- Working groups
ETNO, the leading telecoms operators’ trade association in Europe, has been involved in the Internet governance debate for a number of years, actively participating in the various relevant fora such as the Internet Governance Forum, ICANN, WSIS and NETMundial. ETNO welcomes the initiative of the Italian EU Presidency to place Internet governance high on the Presidency agenda and to hold a dedicated session on Internet governance at the Informal Ministerial Council meeting in Milan.
ETNO welcomed the Commission’s Communication on Internet Governance which was issued in February. The Communication set forth a clear strategic course for European Internet governance and highlighted several key actions. Clearly however, there is still scope for a more unified and coherent European view that can have a solid impact on the global discussion. We believe as ETNO that it is not acceptable for Europe to be just a follower in this field or to be marginalized in this important debate. The European Union can play an active role in helping bridge opposing positions.
The topic of Internet governance is very expansive. Overall however, efforts by policy makers and all involved stakeholders are urgently needed to restore trust and confidence in the usage of Digital Services and the Internet. Trust is key to telecoms operators, as we build our services upon this cornerstone.
We take this opportunity to share our views on some topical items related to the Internet governance debate.
ETNO fully supports the call for the internationalization of ICANN and is encouraged by the initial steps that ICANN has made in this regard. ETNO believes that ICANN must reinforce its transparency through its creation of specific performance goals and become accountable to the global community in a meaningful way.
Further, ETNO supports the NTIA announcement regarding the IANA functions transition and looks forward to a solution that addresses all stakeholder needs, while ensuring the continued stability and security of the Internet.
Any proposal to advance the transition process requires consideration of two sets of accountability requirements. First, are those that pertain to the performance of the IANA functions by ICANN but also, second, are those that pertain to ICANN’s broader role within the Internet eco-system. While the two sets of accountability requirements are distinct, ensuring accountability measures to address both purposes will be essential to any transition proposal to garner support of the global multistakeholder community. In moving to a global governance model, it is vital to ensure that the domain name system (DNS) functions as a part of a single, decentralized, open, and interoperable Internet.

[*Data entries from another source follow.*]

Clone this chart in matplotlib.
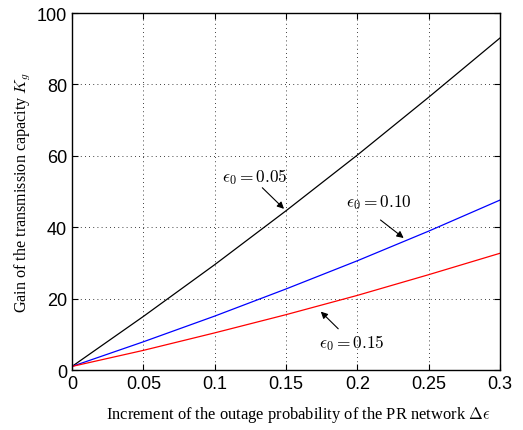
import matplotlib
matplotlib.use("Agg")
import matplotlib.pyplot as plt

# data
delta_eps = [0, 0.05, 0.1, 0.15, 0.2, 0.25, 0.3]
kg_005 = [1.0, 15.0, 29.5, 44.6, 60.2, 76.4, 93.0]
kg_010 = [1.0, 7.9, 15.1, 22.7, 30.6, 38.9, 47.6]
kg_015 = [1.0, 5.5, 10.4, 15.5, 20.9, 26.7, 32.7]

xticks = [0, 0.05, 0.1, 0.15, 0.2, 0.25, 0.3]
xticklabels = ["0", "0.05", "0.1", "0.15", "0.2", "0.25", "0.3"]
yticks = [0, 20, 40, 60, 80, 100]

plt.rcParams["mathtext.fontset"] = "cm"

fig = plt.figure(figsize=(5.23, 4.31), dpi=100)
ax = fig.add_axes([0.1377, 0.1392, 0.8183, 0.8283])

ax.plot(delta_eps, kg_005, color="black", lw=0.9)
ax.plot(delta_eps, kg_010, color="blue", lw=0.9)
ax.plot(delta_eps, kg_015, color="red", lw=0.9)

ax.set_xlim(0, 0.3)
ax.set_ylim(0, 100)
ax.set_xticks(xticks)
ax.set_xticklabels(xticklabels)
ax.set_yticks(yticks)
ax.tick_params(direction="in", top=True, right=True, labelsize=13, length=4,
               labelfontfamily="Liberation Sans")
ax.grid(True, linestyle=(0, (1, 4)), color="black", lw=0.6)
for s in ax.spines.values():
    s.set_linewidth(1.0)

ax.set_xlabel(r"Increment of the outage probability of the PR network $\Delta\epsilon$",
              fontsize=11.9, family="Liberation Serif")
ax.xaxis.set_label_coords(0.528, -0.095)
ax.set_ylabel(r"Gain of the transmission capacity $K_g$",
              fontsize=11.6, family="Liberation Serif", labelpad=3)

arrow = dict(arrowstyle="-|>", color="black", lw=0.8, mutation_scale=10)
ax.annotate("", xy=(0.15, 44.6), xytext=(0.132, 51.6), arrowprops=arrow)
ax.text(0.128, 54.3, r"$\epsilon_0 = 0.05$", fontsize=12.5, ha="center", va="center")
ax.annotate("", xy=(0.234, 36.5), xytext=(0.2147, 42.5), arrowprops=arrow)
ax.text(0.215, 47.1, r"$\epsilon_0 = 0.10$", fontsize=12.5, ha="center", va="center")
ax.annotate("", xy=(0.173, 16.9), xytext=(0.188, 11.0), arrowprops=arrow)
ax.text(0.196, 7.9, r"$\epsilon_0 = 0.15$", fontsize=12.5, ha="center", va="center")

fig.savefig("out.png", dpi=100)
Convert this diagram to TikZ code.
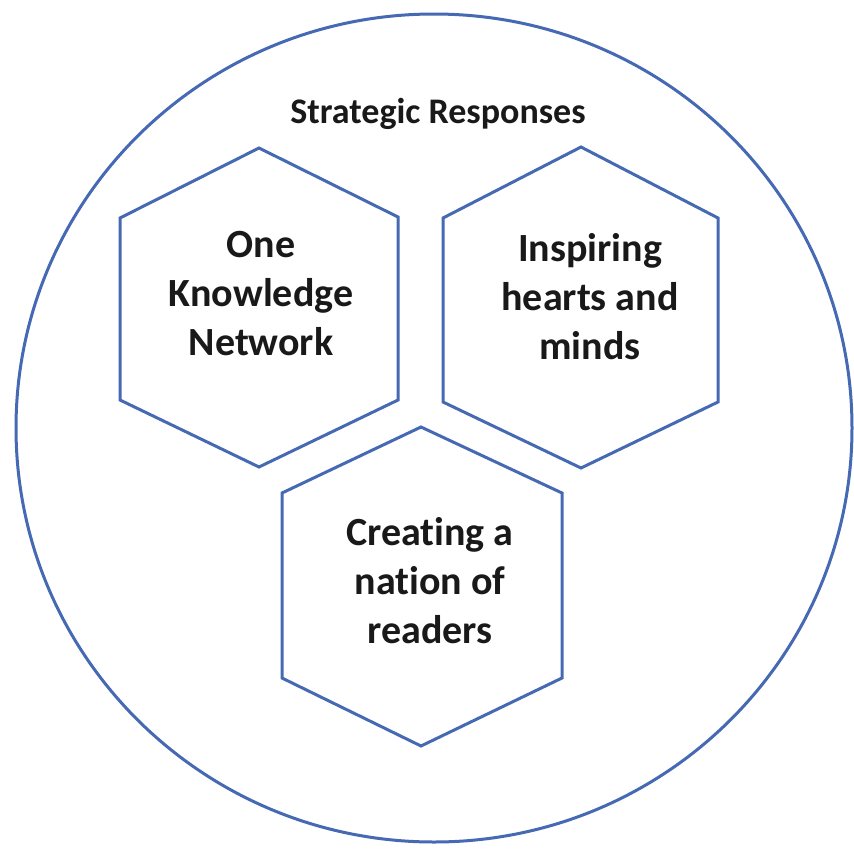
\documentclass[tikz,border=0pt]{standalone}
\usepackage{fontspec}
\setmainfont{Carlito}[Ligatures={NoCommon}]
\definecolor{ringblue}{RGB}{70,105,180}
\definecolor{inktext}{RGB}{25,25,25}
\tikzset{
  hexline/.style={draw=ringblue, line width=3pt, line join=miter, fill=white},
  ringline/.style={draw=ringblue, line width=3pt},
  hextext/.style={align=center, font=\fontsize{40}{49}\selectfont\bfseries, text=inktext, inner sep=0pt},
  titletext/.style={font=\fontsize{36}{44}\selectfont\bfseries, text=inktext, inner sep=0pt}
}
\begin{document}
\begin{tikzpicture}[x=1pt,y=-1pt]
\useasboundingbox (0,0) rectangle (854,849);
\fill[white] (0,0) rectangle (854,849);
% outer circle
\draw[ringline] (434,428) ellipse [x radius=418, y radius=414];
% title
\node[titletext] (title) at (438,114) {Strategic Responses};
% hexagons
\draw[hexline] (259,148) -- (398,217) -- (398,400) -- (259,467) -- (120,400) -- (120,218) -- cycle;
\draw[hexline] (581,147) -- (718,218) -- (718,402) -- (581,468) -- (443,402) -- (443,218) -- cycle;
\draw[hexline] (421,427) -- (562,493) -- (562,678) -- (421,746) -- (282,678) -- (282,493) -- cycle;
% labels
\node[hextext] (one) at (261,294) {One\\Knowledge\\Network};
\node[hextext] (insp) at (590,297) {Inspiring\\hearts and\\minds};
\node[hextext] (nation) at (430,581) {Creat\kern0pt ing a\\nat\kern0pt ion of\\readers};
\end{tikzpicture}
\end{document}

ETNO believes that Government representatives are core stakeholders within the multi-stakeholder model, and government involvement is appropriately conducted through participation in the Governmental Advisory Committee (GAC).
ETNO believes that the EU can and should identify principles on issues such as the Open Internet and data protection, which seek to strike a balance between the protection of consumer interests and the investment and innovation needs of business. A spread of national principles will only result in a patchwork of rules which ‘breaks’ Europe and will makes it difficult for cross-border business to operate and end-users to understand what is applicable where.
Europe is in the process of debating some key pieces of EU legislation  related to different aspects of the Internet governance debate. The overall objective of these pieces of legislation must be to strengthen trust online, to provide adequate safeguards for users and their rights and to allow space for innovation.
At global level, the protection of human rights and the freedom of speech should remain as fundamental priorities and global principles are appropriate to ensure awareness and the enshrining of these rights.
ICTs are a key enabler of development and capacity-building should be a focus of Government and business activity in the coming years, to support economic development, help generate jobs and allow more people to benefit from the Information Society.
Ten years ago, the WSIS meetings confirmed a common vision on the Information Society, identifying its main principles and challenges towards a people-centered inclusive and development-oriented Information Society. The fundamental aim of the WSIS process was to foster the use of technology to improve peoples’ lives and to bridge the digital divide. This objective has not yet been achieved in some parts of the world and even in Europe, continued efforts must be made in order to accelerate social and economic growth, sustainable development, increasing transparency and accountability.
The telecoms sector has demonstrated its value as a facilitator and development enabler in capacity building, however, we all have a shared responsibility to promote the benefits of ICTs usage and promote an open secure peaceful and accessible ICT environment.
Since the WSIS process started, increased emphasis has been given to the multi-stakeholder approach and this must be sustained. Governments and business alike need to be active contributors to the WSIS+10 review process. Progress over the last 10 years needs to be thoroughly evaluated by and gaps and next actions identified with a laser focus on growth, development and jobs.
 Draft Connected Continent Regulation, Draft Network and Information Security Directive, Draft Data Protection Regulation.